%%

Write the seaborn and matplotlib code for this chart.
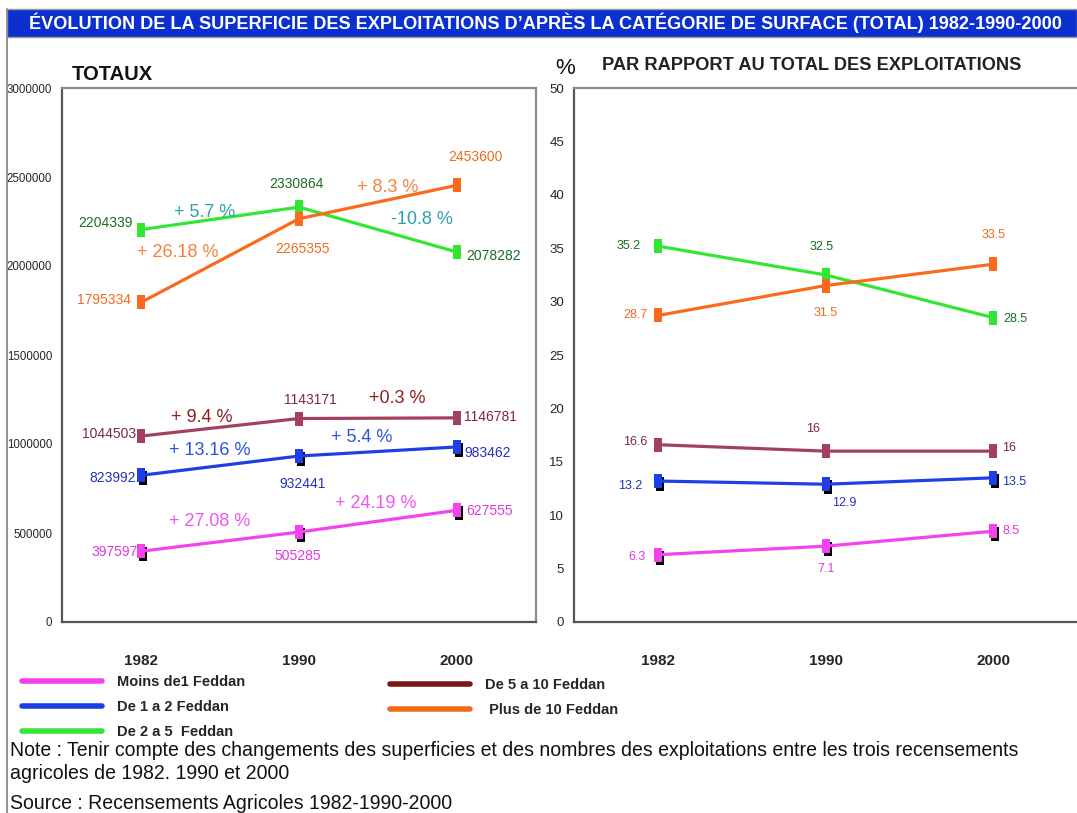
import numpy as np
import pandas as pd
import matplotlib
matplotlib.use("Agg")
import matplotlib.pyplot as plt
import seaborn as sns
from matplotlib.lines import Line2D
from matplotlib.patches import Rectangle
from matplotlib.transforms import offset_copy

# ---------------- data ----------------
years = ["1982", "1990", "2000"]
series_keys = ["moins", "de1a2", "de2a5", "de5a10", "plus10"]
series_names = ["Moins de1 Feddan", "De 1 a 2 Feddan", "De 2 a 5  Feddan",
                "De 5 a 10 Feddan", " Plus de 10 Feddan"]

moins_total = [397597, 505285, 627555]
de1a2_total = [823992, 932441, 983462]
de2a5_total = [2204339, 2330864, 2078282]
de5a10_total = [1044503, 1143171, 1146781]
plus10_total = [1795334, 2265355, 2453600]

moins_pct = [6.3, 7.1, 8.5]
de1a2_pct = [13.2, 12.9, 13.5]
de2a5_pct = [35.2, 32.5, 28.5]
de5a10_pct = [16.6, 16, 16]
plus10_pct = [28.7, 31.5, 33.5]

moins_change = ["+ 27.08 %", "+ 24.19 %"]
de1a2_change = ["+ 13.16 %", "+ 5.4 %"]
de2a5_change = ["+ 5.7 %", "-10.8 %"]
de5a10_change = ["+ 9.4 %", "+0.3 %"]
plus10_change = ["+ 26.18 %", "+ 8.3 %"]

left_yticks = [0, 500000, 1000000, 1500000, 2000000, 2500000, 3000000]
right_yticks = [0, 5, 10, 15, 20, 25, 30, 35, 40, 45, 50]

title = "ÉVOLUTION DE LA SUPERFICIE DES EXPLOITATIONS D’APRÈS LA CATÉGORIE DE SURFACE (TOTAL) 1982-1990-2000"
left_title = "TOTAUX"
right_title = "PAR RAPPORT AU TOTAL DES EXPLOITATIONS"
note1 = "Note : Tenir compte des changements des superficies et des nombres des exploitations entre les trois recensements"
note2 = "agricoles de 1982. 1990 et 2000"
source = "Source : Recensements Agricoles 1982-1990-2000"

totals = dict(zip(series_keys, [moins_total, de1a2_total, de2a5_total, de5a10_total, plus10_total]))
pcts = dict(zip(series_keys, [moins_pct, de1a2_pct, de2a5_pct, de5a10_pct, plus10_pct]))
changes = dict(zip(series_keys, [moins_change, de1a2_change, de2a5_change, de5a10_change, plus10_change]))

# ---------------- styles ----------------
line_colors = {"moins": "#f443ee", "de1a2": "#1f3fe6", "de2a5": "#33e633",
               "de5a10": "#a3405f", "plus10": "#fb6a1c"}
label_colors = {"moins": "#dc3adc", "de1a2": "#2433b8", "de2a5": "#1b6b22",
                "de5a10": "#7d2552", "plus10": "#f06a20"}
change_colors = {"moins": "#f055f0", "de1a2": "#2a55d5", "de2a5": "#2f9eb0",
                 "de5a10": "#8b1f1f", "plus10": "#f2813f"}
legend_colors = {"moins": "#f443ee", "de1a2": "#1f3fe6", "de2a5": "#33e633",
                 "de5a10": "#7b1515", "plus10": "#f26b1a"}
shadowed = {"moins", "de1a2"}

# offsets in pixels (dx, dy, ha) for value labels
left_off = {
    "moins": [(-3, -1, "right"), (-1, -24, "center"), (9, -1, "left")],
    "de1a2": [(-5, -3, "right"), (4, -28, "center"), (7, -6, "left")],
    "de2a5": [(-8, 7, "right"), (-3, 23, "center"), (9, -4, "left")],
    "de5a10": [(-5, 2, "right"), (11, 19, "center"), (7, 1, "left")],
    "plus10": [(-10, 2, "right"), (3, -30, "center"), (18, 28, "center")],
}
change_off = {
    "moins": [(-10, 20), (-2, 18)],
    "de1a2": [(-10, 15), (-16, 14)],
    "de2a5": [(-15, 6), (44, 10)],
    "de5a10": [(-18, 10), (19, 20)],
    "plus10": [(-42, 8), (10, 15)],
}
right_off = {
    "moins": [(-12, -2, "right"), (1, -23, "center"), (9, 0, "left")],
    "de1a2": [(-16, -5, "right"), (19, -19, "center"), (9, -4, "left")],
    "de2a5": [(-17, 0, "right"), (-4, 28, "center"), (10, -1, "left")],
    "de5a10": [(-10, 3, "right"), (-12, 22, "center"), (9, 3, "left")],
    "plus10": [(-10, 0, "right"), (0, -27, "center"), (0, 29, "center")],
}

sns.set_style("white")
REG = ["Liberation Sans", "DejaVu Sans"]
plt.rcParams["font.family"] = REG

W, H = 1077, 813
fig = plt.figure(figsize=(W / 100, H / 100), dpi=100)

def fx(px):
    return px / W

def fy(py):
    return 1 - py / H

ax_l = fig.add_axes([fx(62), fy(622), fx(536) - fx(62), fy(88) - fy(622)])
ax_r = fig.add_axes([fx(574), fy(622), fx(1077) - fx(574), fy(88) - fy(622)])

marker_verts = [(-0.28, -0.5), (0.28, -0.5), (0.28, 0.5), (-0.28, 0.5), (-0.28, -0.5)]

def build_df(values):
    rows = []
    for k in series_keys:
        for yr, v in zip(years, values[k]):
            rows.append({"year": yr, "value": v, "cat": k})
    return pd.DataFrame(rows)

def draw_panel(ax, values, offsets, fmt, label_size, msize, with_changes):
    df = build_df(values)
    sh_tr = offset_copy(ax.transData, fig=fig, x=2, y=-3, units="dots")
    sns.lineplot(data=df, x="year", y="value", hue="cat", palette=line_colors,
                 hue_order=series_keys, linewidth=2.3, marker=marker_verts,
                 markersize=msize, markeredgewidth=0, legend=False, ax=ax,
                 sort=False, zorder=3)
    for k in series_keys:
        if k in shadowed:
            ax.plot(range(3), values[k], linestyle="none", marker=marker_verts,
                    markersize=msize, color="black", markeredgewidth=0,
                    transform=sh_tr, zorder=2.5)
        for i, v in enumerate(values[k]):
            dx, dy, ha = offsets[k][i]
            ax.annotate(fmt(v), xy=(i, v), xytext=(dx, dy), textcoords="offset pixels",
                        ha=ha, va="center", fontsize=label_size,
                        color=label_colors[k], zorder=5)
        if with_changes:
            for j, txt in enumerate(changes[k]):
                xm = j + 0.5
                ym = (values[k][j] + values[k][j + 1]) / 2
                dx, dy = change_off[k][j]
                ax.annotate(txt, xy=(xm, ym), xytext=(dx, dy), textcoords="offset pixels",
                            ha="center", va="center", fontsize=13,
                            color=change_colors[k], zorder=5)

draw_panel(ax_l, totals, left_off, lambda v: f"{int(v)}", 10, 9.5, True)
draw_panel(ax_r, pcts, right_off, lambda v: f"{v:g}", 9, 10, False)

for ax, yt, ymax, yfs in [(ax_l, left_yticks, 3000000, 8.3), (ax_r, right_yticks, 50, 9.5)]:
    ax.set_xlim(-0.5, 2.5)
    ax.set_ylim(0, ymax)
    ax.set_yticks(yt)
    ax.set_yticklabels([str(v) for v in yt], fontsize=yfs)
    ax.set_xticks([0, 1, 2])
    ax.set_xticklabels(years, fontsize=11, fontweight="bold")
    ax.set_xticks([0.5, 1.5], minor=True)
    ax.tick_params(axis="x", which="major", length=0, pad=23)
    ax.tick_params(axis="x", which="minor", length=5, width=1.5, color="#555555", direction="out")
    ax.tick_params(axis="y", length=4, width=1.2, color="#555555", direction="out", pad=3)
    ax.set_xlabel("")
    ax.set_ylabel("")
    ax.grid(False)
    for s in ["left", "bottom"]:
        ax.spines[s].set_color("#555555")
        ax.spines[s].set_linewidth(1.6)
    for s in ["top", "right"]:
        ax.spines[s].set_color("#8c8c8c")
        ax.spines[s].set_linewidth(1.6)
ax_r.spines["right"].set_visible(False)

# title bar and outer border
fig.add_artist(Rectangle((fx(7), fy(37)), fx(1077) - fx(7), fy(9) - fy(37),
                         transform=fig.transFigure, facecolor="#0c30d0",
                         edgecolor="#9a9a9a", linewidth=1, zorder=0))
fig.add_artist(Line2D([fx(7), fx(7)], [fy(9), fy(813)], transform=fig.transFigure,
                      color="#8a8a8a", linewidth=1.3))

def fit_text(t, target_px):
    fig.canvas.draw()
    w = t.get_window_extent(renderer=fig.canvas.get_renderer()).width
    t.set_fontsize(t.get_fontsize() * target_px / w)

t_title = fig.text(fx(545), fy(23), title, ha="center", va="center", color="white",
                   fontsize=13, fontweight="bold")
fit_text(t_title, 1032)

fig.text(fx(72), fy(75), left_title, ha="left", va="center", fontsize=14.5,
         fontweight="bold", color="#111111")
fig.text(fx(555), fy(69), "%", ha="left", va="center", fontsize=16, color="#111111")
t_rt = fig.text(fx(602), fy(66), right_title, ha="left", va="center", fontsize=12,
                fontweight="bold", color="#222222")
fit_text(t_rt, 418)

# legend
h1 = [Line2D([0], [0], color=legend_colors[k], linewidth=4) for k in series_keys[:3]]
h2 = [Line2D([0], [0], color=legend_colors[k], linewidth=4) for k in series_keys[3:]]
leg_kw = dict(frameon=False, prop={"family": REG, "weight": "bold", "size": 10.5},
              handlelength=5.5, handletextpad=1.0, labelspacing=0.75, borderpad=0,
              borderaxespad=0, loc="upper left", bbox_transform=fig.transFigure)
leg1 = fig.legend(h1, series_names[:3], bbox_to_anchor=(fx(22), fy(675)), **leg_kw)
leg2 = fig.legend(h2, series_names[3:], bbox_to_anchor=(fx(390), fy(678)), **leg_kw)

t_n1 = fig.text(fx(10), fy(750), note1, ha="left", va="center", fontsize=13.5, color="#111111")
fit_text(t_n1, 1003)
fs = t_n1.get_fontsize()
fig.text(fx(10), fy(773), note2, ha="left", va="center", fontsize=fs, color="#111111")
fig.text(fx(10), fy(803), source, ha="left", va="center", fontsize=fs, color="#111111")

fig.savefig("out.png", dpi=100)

%%

*Written problem*: Leave out the pictures, then repeat the listing above exactly from its first line to the line with "de2a5_change, de5a10_change, plus10_change]))", inclusive.

*Result of the task*:
Write the seaborn and matplotlib code for this chart.
import numpy as np
import pandas as pd
import matplotlib
matplotlib.use("Agg")
import matplotlib.pyplot as plt
import seaborn as sns
from matplotlib.lines import Line2D
from matplotlib.patches import Rectangle
from matplotlib.transforms import offset_copy

# ---------------- data ----------------
years = ["1982", "1990", "2000"]
series_keys = ["moins", "de1a2", "de2a5", "de5a10", "plus10"]
series_names = ["Moins de1 Feddan", "De 1 a 2 Feddan", "De 2 a 5  Feddan",
                "De 5 a 10 Feddan", " Plus de 10 Feddan"]

moins_total = [397597, 505285, 627555]
de1a2_total = [823992, 932441, 983462]
de2a5_total = [2204339, 2330864, 2078282]
de5a10_total = [1044503, 1143171, 1146781]
plus10_total = [1795334, 2265355, 2453600]

moins_pct = [6.3, 7.1, 8.5]
de1a2_pct = [13.2, 12.9, 13.5]
de2a5_pct = [35.2, 32.5, 28.5]
de5a10_pct = [16.6, 16, 16]
plus10_pct = [28.7, 31.5, 33.5]

moins_change = ["+ 27.08 %", "+ 24.19 %"]
de1a2_change = ["+ 13.16 %", "+ 5.4 %"]
de2a5_change = ["+ 5.7 %", "-10.8 %"]
de5a10_change = ["+ 9.4 %", "+0.3 %"]
plus10_change = ["+ 26.18 %", "+ 8.3 %"]

left_yticks = [0, 500000, 1000000, 1500000, 2000000, 2500000, 3000000]
right_yticks = [0, 5, 10, 15, 20, 25, 30, 35, 40, 45, 50]

title = "ÉVOLUTION DE LA SUPERFICIE DES EXPLOITATIONS D’APRÈS LA CATÉGORIE DE SURFACE (TOTAL) 1982-1990-2000"
left_title = "TOTAUX"
right_title = "PAR RAPPORT AU TOTAL DES EXPLOITATIONS"
note1 = "Note : Tenir compte des changements des superficies et des nombres des exploitations entre les trois recensements"
note2 = "agricoles de 1982. 1990 et 2000"
source = "Source : Recensements Agricoles 1982-1990-2000"

totals = dict(zip(series_keys, [moins_total, de1a2_total, de2a5_total, de5a10_total, plus10_total]))
pcts = dict(zip(series_keys, [moins_pct, de1a2_pct, de2a5_pct, de5a10_pct, plus10_pct]))
changes = dict(zip(series_keys, [moins_change, de1a2_change, de2a5_change, de5a10_change, plus10_change]))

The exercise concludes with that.